As the cost of living continues to rise, headlines for chancellor Rishi Sunak’s 2022 Spring Statement will likely centre around the 5p per litre reduction in fuel duty. And while that will ease some supply chain pressures, there are other gains and losses for drinks retailers and suppliers.

The Association of Convenience Stores (ACS) called Sunak’s statement a “temperate package of support measures to help businesses”, including an increase in the Employment Allowance to £5,000 from next month and business rates exemptions for green investment being brought forward to next month (it was previously scheduled for 2023).

The ACS said this is coupled with previously announced measures such as the 50% business rates discount in 2022-23 for retail and hospitality businesses, and a freeze in the business rates multiplier in 2022-23.

“We welcome the Government’s focus on supporting energy efficient investment with a zero VAT rate,” said ACS chief executive James Lowman. “The UK’s post-Covid economic recovery and the objective of levelling up can only possibly be met by encouraging private sector investment through fiscal incentives and creating the right regulatory environment for businesses, wherever they trade.

“Support for members including the Employment Allowance increase and the previously announced 50% reduction in business rates will help, but both of these measures only give limited support to businesses operating a number of convenience stores who can only claim up to £110,000 in business rates relief, as well as only being able to claim the Employment Allowance for the business as a whole, not for individual stores.”

The fuel duty cut will come in from 6pm tonight (Wednesday), and from April, the employee National Insurance threshold will rise by £3,000 to bring it in line with the income tax threshold.
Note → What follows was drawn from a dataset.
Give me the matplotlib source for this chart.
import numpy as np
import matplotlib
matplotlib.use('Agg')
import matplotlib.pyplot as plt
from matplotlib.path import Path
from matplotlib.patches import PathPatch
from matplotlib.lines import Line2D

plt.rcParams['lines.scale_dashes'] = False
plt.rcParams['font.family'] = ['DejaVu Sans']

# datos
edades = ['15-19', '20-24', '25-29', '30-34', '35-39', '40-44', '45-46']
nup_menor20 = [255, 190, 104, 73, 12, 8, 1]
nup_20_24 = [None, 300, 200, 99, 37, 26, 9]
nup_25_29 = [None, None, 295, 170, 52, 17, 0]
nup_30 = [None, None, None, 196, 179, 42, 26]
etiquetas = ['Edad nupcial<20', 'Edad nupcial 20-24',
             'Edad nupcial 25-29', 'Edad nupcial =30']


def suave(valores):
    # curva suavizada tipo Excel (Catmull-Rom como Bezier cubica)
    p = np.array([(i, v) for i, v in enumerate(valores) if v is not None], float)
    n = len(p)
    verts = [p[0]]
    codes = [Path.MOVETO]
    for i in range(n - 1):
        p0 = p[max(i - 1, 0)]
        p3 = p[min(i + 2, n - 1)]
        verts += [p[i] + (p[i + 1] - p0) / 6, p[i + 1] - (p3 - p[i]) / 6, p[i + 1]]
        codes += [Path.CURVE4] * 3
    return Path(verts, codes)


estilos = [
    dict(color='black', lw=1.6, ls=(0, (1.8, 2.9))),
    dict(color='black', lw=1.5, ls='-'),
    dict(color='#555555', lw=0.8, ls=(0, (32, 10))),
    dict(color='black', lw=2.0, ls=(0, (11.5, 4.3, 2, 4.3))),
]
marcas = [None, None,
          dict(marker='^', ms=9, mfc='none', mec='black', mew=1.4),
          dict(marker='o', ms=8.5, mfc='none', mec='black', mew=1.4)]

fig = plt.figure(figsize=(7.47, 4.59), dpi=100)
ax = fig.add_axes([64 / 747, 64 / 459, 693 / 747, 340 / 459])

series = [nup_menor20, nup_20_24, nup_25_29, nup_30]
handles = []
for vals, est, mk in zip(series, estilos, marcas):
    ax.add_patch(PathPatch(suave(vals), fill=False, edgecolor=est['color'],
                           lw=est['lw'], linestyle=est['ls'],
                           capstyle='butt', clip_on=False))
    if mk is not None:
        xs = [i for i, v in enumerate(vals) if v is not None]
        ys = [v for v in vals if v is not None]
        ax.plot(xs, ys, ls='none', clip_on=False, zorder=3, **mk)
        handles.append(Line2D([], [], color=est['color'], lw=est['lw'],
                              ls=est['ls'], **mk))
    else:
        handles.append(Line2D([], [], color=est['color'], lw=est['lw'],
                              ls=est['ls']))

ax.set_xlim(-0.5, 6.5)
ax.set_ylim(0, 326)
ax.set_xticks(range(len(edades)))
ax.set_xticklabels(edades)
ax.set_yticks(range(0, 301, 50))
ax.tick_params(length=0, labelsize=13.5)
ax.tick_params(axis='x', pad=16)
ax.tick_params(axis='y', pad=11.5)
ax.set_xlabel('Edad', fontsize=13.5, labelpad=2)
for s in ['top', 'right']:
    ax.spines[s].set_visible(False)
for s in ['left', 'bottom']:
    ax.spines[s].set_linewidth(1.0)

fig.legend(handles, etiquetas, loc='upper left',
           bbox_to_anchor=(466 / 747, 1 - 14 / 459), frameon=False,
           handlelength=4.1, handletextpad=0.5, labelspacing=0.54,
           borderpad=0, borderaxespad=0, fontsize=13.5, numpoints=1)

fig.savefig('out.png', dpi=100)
The chancellor also announced a longer-term plan to cut the basic rate of income tax to 19% (currently 20%) from April 2024.
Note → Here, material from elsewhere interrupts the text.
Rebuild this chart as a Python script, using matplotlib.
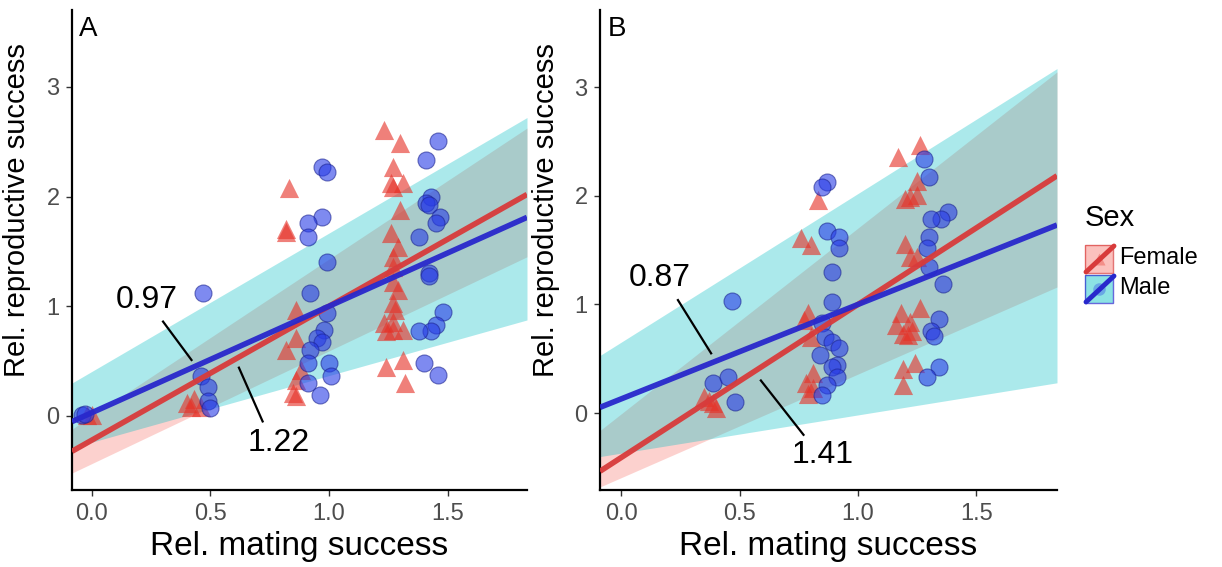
import numpy as np
import matplotlib.pyplot as plt
from matplotlib.patches import Rectangle

plt.rcParams["font.family"] = ["Liberation Sans", "DejaVu Sans"]

FEMALE_FILL = "#f8766d"
MALE_FILL = "#00bfc4"
FEMALE_LINE = "#d83b3b"
MALE_LINE = "#2828cc"
FEMALE_PT = "#e63228"
MALE_PT = "#283ce6"

# ---- panel A: relative mating vs reproductive success ----
a_female_x = [1.23, 1.30, 1.27, 1.26, 1.31, 1.27, 0.83, 0.82, 0.82, 1.30, 1.26, 1.29,
              1.27, 1.27, 1.27, 1.29, 1.27, 1.28, 1.23, 1.27, 1.31, 1.24, 1.27, 1.24,
              1.31, 1.32, 0.86, 0.86, 0.82, 0.88, 0.86, 0.85, 0.86, 0.40, 0.43, 0.46,
              0.42, -0.02, 0.00]
a_female_y = [2.61, 2.49, 2.27, 2.12, 2.12, 2.09, 2.08, 1.70, 1.68, 1.88, 1.67, 1.54,
              1.45, 1.36, 1.22, 1.15, 1.03, 0.97, 0.85, 0.86, 0.78, 0.77, 0.78, 0.45,
              0.51, 0.30, 0.97, 0.71, 0.60, 0.42, 0.33, 0.21, 0.18, 0.12, 0.15, 0.08,
              0.08, 0.01, 0.01]
a_male_x = [1.46, 1.41, 0.97, 0.99, 1.43, 1.41, 1.42, 0.97, 0.91, 0.91, 1.47, 1.45,
            1.38, 0.99, 1.42, 1.42, 0.47, 0.92, 0.99, 0.98, 0.95, 0.97, 0.92, 0.91,
            0.91, 1.00, 1.01, 0.96, 1.48, 1.45, 1.43, 1.38, 1.40, 1.46, 0.46, 0.49,
            0.49, 0.50, -0.04, -0.03]
a_male_y = [2.51, 2.33, 2.27, 2.22, 2.00, 1.94, 1.92, 1.81, 1.76, 1.63, 1.81, 1.76,
            1.63, 1.40, 1.30, 1.28, 1.12, 1.12, 0.94, 0.78, 0.71, 0.67, 0.60, 0.48,
            0.30, 0.48, 0.36, 0.19, 0.95, 0.83, 0.77, 0.77, 0.48, 0.37, 0.36, 0.26,
            0.14, 0.07, 0.01, 0.02]

# ---- panel B ----
b_female_x = [1.26, 1.17, 1.25, 1.22, 1.25, 1.20, 0.83, 0.76, 0.80, 1.20, 1.22, 1.25,
              0.79, 0.77, 0.80, 0.81, 0.78, 0.79, 0.81, 1.18, 1.26, 1.22, 1.16, 1.23,
              1.19, 1.21, 1.19, 1.24, 1.19, 0.35, 0.39, 0.40, 0.37]
b_female_y = [2.47, 2.36, 2.14, 1.99, 2.01, 1.97, 1.96, 1.61, 1.55, 1.56, 1.44, 1.44,
              0.92, 0.86, 0.70, 0.37, 0.28, 0.18, 0.23, 0.92, 0.97, 0.84, 0.81, 0.76,
              0.73, 0.72, 0.41, 0.46, 0.26, 0.15, 0.09, 0.05, 0.11]
b_male_x = [1.28, 1.30, 0.87, 0.85, 1.38, 1.35, 1.31, 0.87, 0.92, 0.92, 1.30, 1.29,
            1.30, 0.89, 0.47, 0.89, 1.36, 1.34, 1.31, 1.32, 1.34, 1.29, 0.85, 0.86,
            0.89, 0.92, 0.84, 0.91, 0.89, 0.91, 0.87, 0.85, 0.39, 0.45, 0.48]
b_male_y = [2.34, 2.17, 2.13, 2.08, 1.85, 1.79, 1.79, 1.68, 1.62, 1.52, 1.62, 1.52,
            1.34, 1.30, 1.03, 1.02, 1.19, 0.87, 0.76, 0.71, 0.42, 0.33, 0.83, 0.70,
            0.65, 0.60, 0.53, 0.44, 0.42, 0.33, 0.26, 0.17, 0.28, 0.33, 0.10]

# fitted lines: (intercept, slope); bands: ((lower int, lower slope), (upper int, upper slope))
a_female_fit = (-0.22, 1.22)
a_male_fit = (0.03, 0.97)
b_female_fit = (-0.41, 1.41)
b_male_fit = (0.13, 0.87)
a_female_band = ((-0.434, 1.027), (0.00, 1.43))
a_male_band = ((-0.239, 0.607), (0.406, 1.261))
b_female_band = ((-0.595, 0.954), (-0.008, 1.711))
b_male_band = ((-0.369, 0.352), (0.652, 1.369))

panels = [
    dict(tag="A", rect=[72, 10, 527, 490], xlim=(-0.084, 1.835), ylim=(-0.675, 3.70),
         fx=a_female_x, fy=a_female_y, mx=a_male_x, my=a_male_y,
         ffit=a_female_fit, mfit=a_male_fit, fband=a_female_band, mband=a_male_band,
         mlab=(0.23, 1.06, [0.30, 0.42], [0.86, 0.51]),
         flab=(0.79, -0.25, [0.62, 0.72], [0.44, -0.05]), ylab_x=31),
    dict(tag="B", rect=[600, 10, 1057, 490], xlim=(-0.089, 1.84), ylim=(-0.708, 3.71),
         fx=b_female_x, fy=b_female_y, mx=b_male_x, my=b_male_y,
         ffit=b_female_fit, mfit=b_male_fit, fband=b_female_band, mband=b_male_band,
         mlab=(0.165, 1.24, [0.24, 0.38], [1.04, 0.55]),
         flab=(0.85, -0.39, [0.59, 0.77], [0.30, -0.20]), ylab_x=560),
]

W, H = 1222, 567
fig = plt.figure(figsize=(W / 100, H / 100), dpi=100)

for p in panels:
    x0, y0, x1, y1 = p["rect"]
    ax = fig.add_axes([x0 / W, 1 - y1 / H, (x1 - x0) / W, (y1 - y0) / H])
    ax.set_xlim(*p["xlim"])
    ax.set_ylim(*p["ylim"])
    xs = np.linspace(p["xlim"][0], p["xlim"][1], 50)

    for band, col in [(p["fband"], FEMALE_FILL), (p["mband"], MALE_FILL)]:
        (li, ls), (ui, us) = band
        ax.fill_between(xs, li + ls * xs, ui + us * xs, color=col, alpha=0.33,
                        linewidth=0, zorder=1)

    ax.scatter(p["fx"], p["fy"], marker="^", s=190, color=FEMALE_PT, alpha=0.62,
               linewidths=0, zorder=2)
    ax.scatter(p["mx"], p["my"], marker="o", s=150, facecolor=MALE_PT,
               edgecolor="#1c2490", linewidths=0.8, alpha=0.6, zorder=3)

    for (b0, b1), col in [(p["ffit"], FEMALE_LINE), (p["mfit"], MALE_LINE)]:
        ax.plot(xs, b0 + b1 * xs, color=col, lw=4, alpha=0.95, zorder=4,
                solid_capstyle="butt")

    # slope labels
    for (tx, ty, lx, ly), slope in [(p["mlab"], p["mfit"][1]), (p["flab"], p["ffit"][1])]:
        ax.plot(lx, ly, color="black", lw=1.6, zorder=5)
        ax.text(tx, ty, f"{slope:.2f}", fontsize=23, ha="center", va="center", zorder=5)

    for side in ["top", "right"]:
        ax.spines[side].set_visible(False)
    for side in ["left", "bottom"]:
        ax.spines[side].set_linewidth(1.6)
    ax.set_xticks([0.0, 0.5, 1.0, 1.5])
    ax.set_xticklabels(["0.0", "0.5", "1.0", "1.5"])
    ax.set_yticks([0, 1, 2, 3])
    ax.tick_params(labelsize=17, labelcolor="#4d4d4d", color="#333333", length=4,
                   width=1, pad=5)
    ax.set_xlabel("Rel. mating success", fontsize=24, labelpad=5)
    ax.set_ylabel("Rel. reproductive success", fontsize=21)
    ax.yaxis.set_label_coords((p["ylab_x"] - x0) / (x1 - x0), (y1 - 210) / (y1 - y0))
    ax.text(0.016, 0.988, p["tag"], transform=ax.transAxes, fontsize=20,
            ha="left", va="top")

# legend drawn in pixel coordinates
lax = fig.add_axes([0, 0, 1, 1], facecolor="none")
lax.set_xlim(0, W)
lax.set_ylim(H, 0)
lax.axis("off")
lax.text(1085, 218, "Sex", fontsize=21, ha="left", va="center")
keys = [("Female", 245, FEMALE_FILL, FEMALE_LINE, FEMALE_PT, "^"),
        ("Male", 275, MALE_FILL, MALE_LINE, MALE_PT, "o")]
for label, top, fill, line, pt, mk in keys:
    lax.add_patch(Rectangle((1085, top), 28, 28, facecolor=fill, alpha=0.45,
                            edgecolor="none"))
    lax.add_patch(Rectangle((1085, top), 28, 28, facecolor="none",
                            edgecolor=line, lw=1.0, alpha=0.7))
    lax.plot([1099], [top + 14], marker=mk, ms=9, color=pt, alpha=0.35, mec="none")
    lax.plot([1086, 1114], [top + 27, top + 1], color=line, lw=3.5,
             solid_capstyle="round")
    lax.text(1119, top + 13, label, fontsize=17, ha="left", va="center")

fig.savefig("out.png", dpi=100)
 “Our colleagues will be pleased to see the threshold at which they start paying National Insurance Contributions go up, so now many will not pay them at all,” continued Lowman. “Mirroring this measure for employer NICs would have been a game-changing decision that would have helped thousands of small shops to counter high inflation and rocketing energy costs. Unfortunately, most local shops are facing a cost crunch that some may not be able to navigate.”
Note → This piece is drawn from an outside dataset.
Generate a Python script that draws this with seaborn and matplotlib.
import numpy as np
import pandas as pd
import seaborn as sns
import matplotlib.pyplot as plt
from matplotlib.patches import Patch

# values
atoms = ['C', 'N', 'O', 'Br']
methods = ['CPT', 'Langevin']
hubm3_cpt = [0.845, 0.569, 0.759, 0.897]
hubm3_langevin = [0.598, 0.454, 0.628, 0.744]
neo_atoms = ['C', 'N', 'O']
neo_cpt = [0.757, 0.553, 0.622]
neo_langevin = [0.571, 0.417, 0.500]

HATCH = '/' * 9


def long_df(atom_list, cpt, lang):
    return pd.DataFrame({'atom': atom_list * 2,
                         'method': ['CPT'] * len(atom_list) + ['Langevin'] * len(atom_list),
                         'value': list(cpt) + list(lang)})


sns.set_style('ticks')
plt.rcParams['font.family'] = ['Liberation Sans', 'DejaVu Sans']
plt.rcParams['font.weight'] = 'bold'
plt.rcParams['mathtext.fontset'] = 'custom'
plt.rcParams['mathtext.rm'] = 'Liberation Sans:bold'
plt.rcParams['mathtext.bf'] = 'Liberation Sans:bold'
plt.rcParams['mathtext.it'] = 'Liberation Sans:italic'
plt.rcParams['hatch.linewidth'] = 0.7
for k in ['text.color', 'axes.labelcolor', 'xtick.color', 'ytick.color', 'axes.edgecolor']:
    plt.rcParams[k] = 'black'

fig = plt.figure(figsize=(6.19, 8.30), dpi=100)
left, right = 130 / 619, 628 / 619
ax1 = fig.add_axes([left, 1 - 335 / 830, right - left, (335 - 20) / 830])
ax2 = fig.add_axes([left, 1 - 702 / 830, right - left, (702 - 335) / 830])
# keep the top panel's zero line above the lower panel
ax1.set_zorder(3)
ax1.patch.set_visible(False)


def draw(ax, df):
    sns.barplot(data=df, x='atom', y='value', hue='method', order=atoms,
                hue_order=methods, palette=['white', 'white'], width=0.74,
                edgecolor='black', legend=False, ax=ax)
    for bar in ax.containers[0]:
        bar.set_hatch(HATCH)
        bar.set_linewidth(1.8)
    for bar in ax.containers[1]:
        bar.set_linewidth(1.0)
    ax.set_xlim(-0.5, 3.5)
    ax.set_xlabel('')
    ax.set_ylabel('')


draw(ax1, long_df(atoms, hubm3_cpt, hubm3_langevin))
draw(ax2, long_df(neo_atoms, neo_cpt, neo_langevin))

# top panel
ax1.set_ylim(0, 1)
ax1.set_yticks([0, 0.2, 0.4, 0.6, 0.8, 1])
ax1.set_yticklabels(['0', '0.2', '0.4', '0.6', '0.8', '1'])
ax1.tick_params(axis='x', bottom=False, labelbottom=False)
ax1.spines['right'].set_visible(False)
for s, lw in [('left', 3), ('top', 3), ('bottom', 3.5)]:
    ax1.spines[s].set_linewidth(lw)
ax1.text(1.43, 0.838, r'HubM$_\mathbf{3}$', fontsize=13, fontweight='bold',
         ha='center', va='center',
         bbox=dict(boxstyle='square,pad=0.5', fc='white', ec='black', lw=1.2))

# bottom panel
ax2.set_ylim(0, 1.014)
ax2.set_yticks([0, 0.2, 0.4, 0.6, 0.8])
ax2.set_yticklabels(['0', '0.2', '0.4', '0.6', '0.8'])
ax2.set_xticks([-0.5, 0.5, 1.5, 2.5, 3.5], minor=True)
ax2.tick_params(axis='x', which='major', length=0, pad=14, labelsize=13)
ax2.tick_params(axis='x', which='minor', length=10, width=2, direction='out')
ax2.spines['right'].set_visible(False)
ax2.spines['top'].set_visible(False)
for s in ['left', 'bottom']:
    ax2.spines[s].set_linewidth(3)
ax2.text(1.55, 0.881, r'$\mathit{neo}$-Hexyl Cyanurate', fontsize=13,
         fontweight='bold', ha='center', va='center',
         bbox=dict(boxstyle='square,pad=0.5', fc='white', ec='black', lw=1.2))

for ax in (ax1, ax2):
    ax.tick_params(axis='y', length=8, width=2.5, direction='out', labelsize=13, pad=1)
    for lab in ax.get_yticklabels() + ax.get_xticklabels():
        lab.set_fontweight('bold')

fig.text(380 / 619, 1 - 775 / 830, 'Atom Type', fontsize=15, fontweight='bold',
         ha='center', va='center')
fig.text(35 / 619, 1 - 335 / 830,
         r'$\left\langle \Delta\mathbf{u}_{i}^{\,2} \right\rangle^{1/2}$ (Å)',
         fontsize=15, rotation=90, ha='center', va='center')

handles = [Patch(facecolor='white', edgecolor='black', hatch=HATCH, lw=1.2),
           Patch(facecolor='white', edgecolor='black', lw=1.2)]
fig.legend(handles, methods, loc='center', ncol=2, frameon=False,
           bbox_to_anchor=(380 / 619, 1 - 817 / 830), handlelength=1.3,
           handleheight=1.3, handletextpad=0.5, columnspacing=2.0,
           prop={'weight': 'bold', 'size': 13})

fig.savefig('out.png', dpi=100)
Meanwhile, the British Independent Retailers Association (BIRA) called the statement “underwhelming”. 

BIRA CEO Andrew Goodacre said: “The Spring Statement is underwhelming for indie retailers with limited help on rising costs to business. Whilst we support cuts in fuel duty and an increase in NI allowance, this is nowhere near enough to offset 300% increases in energy, 100% increase in rates and double digit increases in the cost of employment. The 1p cut in income tax is a classic diversionary tactic designed to hide a statement which is short on support for business.

“Increases in product costs are easier to pass on to consumer, but these rising overhead costs are not, which ultimately means a very difficult year for small retailers,” he added.

Elsewhere, Paul Davies, CEO at Carlsberg Marston’s Brewing Company, expressed disappointment that the Government decided not to extend the 12.5% rate of VAT, which was granted to hospitality businesses during the pandemic.

“Pubs and breweries play a vital social, cultural and economic role in Britain and should not be taken for granted. This was an opportunity for the chancellor to do more to ensure a sustainable recovery for the beer and pub sectors,” said Davies. “With rising energy costs, the burden on the brewing and hospitality sectors has only grown since the pandemic. The unfair tax burden on pubs and brewers needs addressing and alcohol duty reforms need to be brought forward alongside a permanent reduction to VAT rates.

“This would not only support the creation of more connected and vibrant communities, but also encourage local investment and employment. These are essential steps if our rich pub and brewing heritage is to truly thrive.”